In both FM6 and FM8, my test show equally fast evaluations of a Set Field[] that populates the Position or PatternCount of the search string within the text field.

In FM8, the text field can hold a huge amount of text. I tried my test with 50,000 words, 100,000 words, 200,000 words, and saw no difference in the time elapsed (about a second for each.)

In FM6, the limit for a text field is much smaller (I got about 11,000 words in there before it maxed out). In this test, the results for both Position() and PatternCount() were nearly instantaneous (less than a second.)

I'm guessing if we were to build custom functions that scan through the text to behave like the Position() and PatternCount() functions, the theoretical speed difference would come into play. But why not here? Are my tests flawed? Is the difference noticable in different versions or different OSs? Or are these functions somehow optimized with some internal search algorithm that makes them fast enough to work with large text fields?

:qwery:

Attached is my test file.

WordSearch.fp5.zip

August 16, 200619 yr

Hi Mike,

While on 7.v2, I ran a test between them but the test was unstructured. I used a field with 10,000 words. But I used a copy of my LineItems (500,000). The difference, if I recall, was approx 10 seconds. Not much really but 10 seconds is a long time to a User when they are waiting for system.

How many records did you use for your test?

August 16, 200619 yr

I have arrived at the same conclusion when I tested this a couple of months ago. I did not make this public yet because it's a part of a larger test, and the other part is not finished yet. Now you had to go and let half of the cat out of the bag...

August 16, 200619 yr

I think that counts as a cat still in the bag.

Phil

August 16, 200619 yr

I think that depends on whether you want to consider the bag as half-empty or half-full.

In any case, I am consulting Mr. Schrödinger regarding the health of the cat.

August 17, 200619 yr

Author

From LaRetta's description, it sounded like her tests showed differences when looping though a large record set. I don't know how often this sort of thing happens in a real solution (doesn't seem very efficient), but based on this I'm in the process of running these and other tests while looping through a large record set.

I think I see why comment hadn't posted this yet. There seem to be a lot of other things that have a greater effect on performance than merely whether the test is Position() or PatternCount().

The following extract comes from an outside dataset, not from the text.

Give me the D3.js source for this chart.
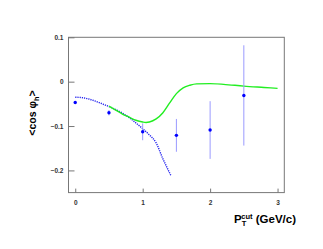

Although it's turning into more of a can of worms than a half a cat.

I should have something more definitive in a day or two.

August 17, 200619 yr

There seem to be a lot of other things that have a greater effect on performance than merely whether the test is Position() or PatternCount().

So true, Mike. That is why the tests must be identical, each using a backup of the same file. I even reboot my system between the two tests. Because I've ran tests using the same open file and skewed the second results because of system resources or FM indexing on same file etc. The only observation I could make in my ONE test is that, the larger the record-set, the more obvious the difference between the two. ONE test does NOT a theory make but it SUGGESTS there is a difference, although slight. Since FM can't calculate nanonseconds, only large record-sets can display these differences in countable seconds.